The results of this pilot study are intriguing, but must be considered cautiously with a clear understanding of their inherent limitations. By design, the study was not controlled and each patient received two new drugs, enfuvirtide and VPA, and the relative contribution of each drug to lowering the frequency of latently infected CD4⁺ T-cells is unknown. At least one group has demonstrated that intensification of anti-HIV therapy decreases the half-life of this population [7]. Moreover, absolute CD4⁺ T-cell counts can vary significantly even in stable patients with undetectable viral loads, and this variability may influence quantitative assessments of the latent pool of infected cells. While the reported decrease in latently infected CD4⁺ T-cells in the four patients receiving VPA is certainly promising, further evaluations of the efficacy of VPA in combination with other anti-HIV drugs will be needed in larger, controlled clinical studies.

This study also raises important issues regarding the use of enfuvirtide in an intensification regimen. As reported, two patients had residual viremia after intensification with enfuvirtide making it unclear whether this intensification is necessary or especially beneficial. Theses data suggest that intensification may not be necessary or helpful, or more importantly, that reduction of the reservoir pool may occur in the presence of on-going, low level viral replication. Presumably this issue will be addressed in future studies.

Of considerable interest is the potential mechanism by which VPA reduces the frequency of latently infected, resting CD4⁺ T-cells. Presumably, through inhibition of HDAC, VPA allows initiation of viral transcription, which in turn leads to production of viral proteins and virions, and cell death due to virally induced cytotoxicity. Paradoxically, VPA does not activate resting CD4⁺ T-cells, thus making it unclear how HIV transcription is upregulated and viral promoter activity is increased.

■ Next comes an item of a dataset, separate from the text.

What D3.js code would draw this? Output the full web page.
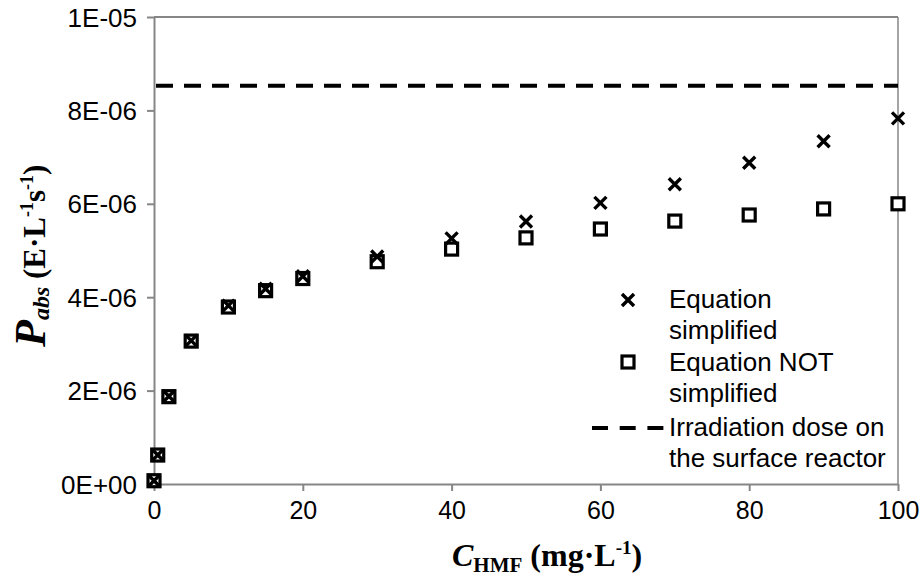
<!DOCTYPE html>
<html>
<head>
<meta charset="utf-8">
<script src="https://cdn.jsdelivr.net/npm/d3@7"></script>
<style>
  html, body { margin: 0; padding: 0; background: #fff; }
  svg { display: block; }
</style>
</head>
<body>
<svg id="chart" width="922" height="579"></svg>
<script>
// HMF concentration (mg/L)
const concentrations = [0, 0.5, 2, 5, 10, 15, 20, 30, 40, 50, 60, 70, 80, 90, 100];
// Absorbed photon flux, simplified equation (E L^-1 s^-1)
const pabsSimplified = [0.07e-6, 0.62e-6, 1.88e-6, 3.07e-6, 3.82e-6, 4.18e-6, 4.45e-6, 4.87e-6, 5.26e-6, 5.62e-6, 6.02e-6, 6.42e-6, 6.88e-6, 7.34e-6, 7.83e-6];
// Absorbed photon flux, full (not simplified) equation
const pabsNotSimplified = [0.07e-6, 0.62e-6, 1.87e-6, 3.06e-6, 3.79e-6, 4.14e-6, 4.40e-6, 4.76e-6, 5.03e-6, 5.27e-6, 5.46e-6, 5.63e-6, 5.76e-6, 5.89e-6, 6.00e-6];
// Irradiation dose reaching the reactor surface
const irradiationDose = 8.53e-6;

const xTicks = [0, 20, 40, 60, 80, 100];
const yTicks = [0, 2e-6, 4e-6, 6e-6, 8e-6, 1e-5];
const yTickLabels = ["0E+00", "2E-06", "4E-06", "6E-06", "8E-06", "1E-05"];

const legendLabels = [
  ["Equation", "simplified"],
  ["Equation NOT", "simplified"],
  ["Irradiation dose on", "the surface reactor"]
];

const svg = d3.select("#chart");
const plotLeft = 154, plotRight = 898, plotTop = 17, plotBottom = 484;
const axisColor = "#868686";
const sansFont = "'Liberation Sans', Arial, sans-serif";
const serifFont = "'Liberation Serif', 'Times New Roman', serif";

const x = d3.scaleLinear().domain([0, 100]).range([plotLeft, plotRight]);
const y = d3.scaleLinear().domain([0, 1e-5]).range([plotBottom, plotTop]);

// Plot frame (top and right edges)
svg.append("line").attr("x1", plotLeft).attr("x2", plotRight).attr("y1", plotTop).attr("y2", plotTop)
  .attr("stroke", axisColor).attr("stroke-width", 2);
svg.append("line").attr("x1", plotRight).attr("x2", plotRight).attr("y1", plotTop).attr("y2", plotBottom)
  .attr("stroke", axisColor).attr("stroke-width", 1.5);

// Axes
const xAxis = svg.append("g").attr("transform", `translate(0,${plotBottom})`)
  .call(d3.axisBottom(x).tickValues(xTicks).tickSize(7).tickSizeOuter(0).tickPadding(10));
const yAxis = svg.append("g").attr("transform", `translate(${plotLeft},0)`)
  .call(d3.axisLeft(y).tickValues(yTicks).tickSize(7).tickSizeOuter(0).tickPadding(10)
    .tickFormat((d, i) => yTickLabels[i]));

[xAxis, yAxis].forEach(g => {
  g.select(".domain").attr("stroke", axisColor).attr("stroke-width", 2);
  g.selectAll(".tick line").attr("stroke", axisColor).attr("stroke-width", 2);
  g.selectAll(".tick text").attr("fill", "#000").attr("font-family", sansFont);
});
xAxis.selectAll(".tick text").attr("font-size", 25).attr("dy", "0.71em");
yAxis.selectAll(".tick text").attr("font-size", 26).attr("dy", "0.35em");

// Irradiation dose reference line
svg.append("line")
  .attr("x1", x(0) + 2).attr("x2", x(100))
  .attr("y1", y(irradiationDose)).attr("y2", y(irradiationDose))
  .attr("stroke", "#000").attr("stroke-width", 4).attr("stroke-dasharray", "17,11");

// Marker helpers
function drawSquare(sel) {
  sel.append("rect").attr("x", -6).attr("y", -6).attr("width", 12).attr("height", 12)
    .attr("fill", "#fff").attr("stroke", "#000").attr("stroke-width", 3.2);
}
function drawCross(sel) {
  sel.append("path").attr("d", "M-6,-6L6,6M-6,6L6,-6")
    .attr("stroke", "#000").attr("stroke-width", 3.4).attr("fill", "none");
}

// Not-simplified series (squares)
svg.append("g").selectAll("g")
  .data(concentrations.map((c, i) => [c, pabsNotSimplified[i]]))
  .join("g")
  .attr("transform", d => `translate(${x(d[0])},${y(d[1])})`)
  .each(function () { drawSquare(d3.select(this)); });

// Simplified series (crosses)
svg.append("g").selectAll("g")
  .data(concentrations.map((c, i) => [c, pabsSimplified[i]]))
  .join("g")
  .attr("transform", d => `translate(${x(d[0])},${y(d[1])})`)
  .each(function () { drawCross(d3.select(this)); });

// Legend
const legend = svg.append("g");
const legendTextX = 669;
const entryBaselines = [308, 371, 436];
const lineGap = 31;
drawCross(legend.append("g").attr("transform", "translate(628,300)"));
drawSquare(legend.append("g").attr("transform", "translate(628,362)"));
legend.append("line").attr("x1", 592).attr("x2", 664).attr("y1", 428).attr("y2", 428)
  .attr("stroke", "#000").attr("stroke-width", 4).attr("stroke-dasharray", "16,11.7");
legendLabels.forEach((lines, i) => {
  lines.forEach((t, j) => {
    legend.append("text").attr("x", legendTextX).attr("y", entryBaselines[i] + j * lineGap)
      .attr("font-family", sansFont).attr("font-size", 26).attr("fill", "#000").text(t);
  });
});

// X axis title: C_HMF (mg·L^-1)
const xTitle = svg.append("text").attr("x", 452).attr("y", 566)
  .attr("font-family", serifFont).attr("font-weight", "bold").attr("font-size", 32).attr("fill", "#000");
xTitle.append("tspan").attr("font-style", "italic").text("C");
xTitle.append("tspan").attr("font-size", 21).attr("dy", 6).text("HMF");
xTitle.append("tspan").attr("dy", -6).text(" (mg·L");
xTitle.append("tspan").attr("font-size", 19).attr("dy", -12).text("-1");
xTitle.append("tspan").attr("dy", 12).text(")");

// Y axis title: P_abs (E·L^-1 s^-1)
const yTitle = svg.append("text")
  .attr("transform", "translate(45,347) rotate(-90)")
  .attr("font-family", serifFont).attr("font-weight", "bold").attr("font-size", 31).attr("fill", "#000");
yTitle.append("tspan").attr("font-style", "italic").attr("font-size", 44).text("P");
yTitle.append("tspan").attr("font-style", "italic").attr("font-size", 24).attr("dy", 4).text("abs");
yTitle.append("tspan").attr("dy", -4).text(" (E·L");
yTitle.append("tspan").attr("font-size", 18).attr("dy", -12).text("-1");
yTitle.append("tspan").attr("dy", 12).text("s");
yTitle.append("tspan").attr("font-size", 18).attr("dy", -12).text("-1");
yTitle.append("tspan").attr("dy", 12).text(")");
</script>
</body>
</html>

In this regard, many critical questions remain to be answered. Foremost, what happens to the pool of latently infected cells after enfuvirtide and VPA are discontinued? Data by Dr. Margolis and colleagues have shown VPA works quickly in vitro to induce virus production from latently infected cells. In vivo, very few new latently infected cells would be expected to develop over the duration of VPA treatment presented in their Lancet study. And yet a proportion of latently infected cells remained after 3 months of therapy. Do these remaining cells represent a distinct subset from those eliminated by enfuvirtide and VPA? Viral RNA clearance has two phases of decay [8]. Does the population of latently infected CD4⁺ T-cells have similarly complicated kinetics?

Others have tried to reduce the latent viral reservoir, primarily through activation of resting CD4⁺ T-cells. In one sobering example, Drs. Fauci, Chun, Lane and colleagues stopped anti-HIV medications in two patients, who had undetectable viral loads for years and had received IL-2 therapy [9, 10]. At the time HIV therapy was discontinued virus could not be cultured from resting CD4⁺ T-cells, either from the blood or lymph nodes, of either patient. More significantly, proviral DNA was below the limit of detection (0.5 copies per 10⁶ PBMC). Despite these impressive laboratory findings, within three weeks, plasma HIV RNA levels became detectable and rose above 10,000 copies per ml.

Finally, the assumption that the population of latently infected, resting CD4⁺ T-cells is the only reservoir for HIV-1 in vivo is largely untested. While the persistence of these cells likely guarantees chronic infection, their elimination may not result in eradication. Other pools of HIV-infected cells or tissue reservoirs may exist. While current results presented in the Lancet study certainly provide reason to be optimistic, it is critical to balance this optimism with further rigorous clinical evaluations, including larger, controlled studies of VPA and enfuvirtide. As always, the results of any pilot study must be interpreted with caution and placed in the proper context of existing knowledge. It is my hope that Dr. Margolis and colleagues are correct, and that HIV reservoirs can be eliminated through the additional administration of a small molecule, such as VPA. However, the challenge of eradicating HIV remains daunting, and history and science have yet to yield simple answers.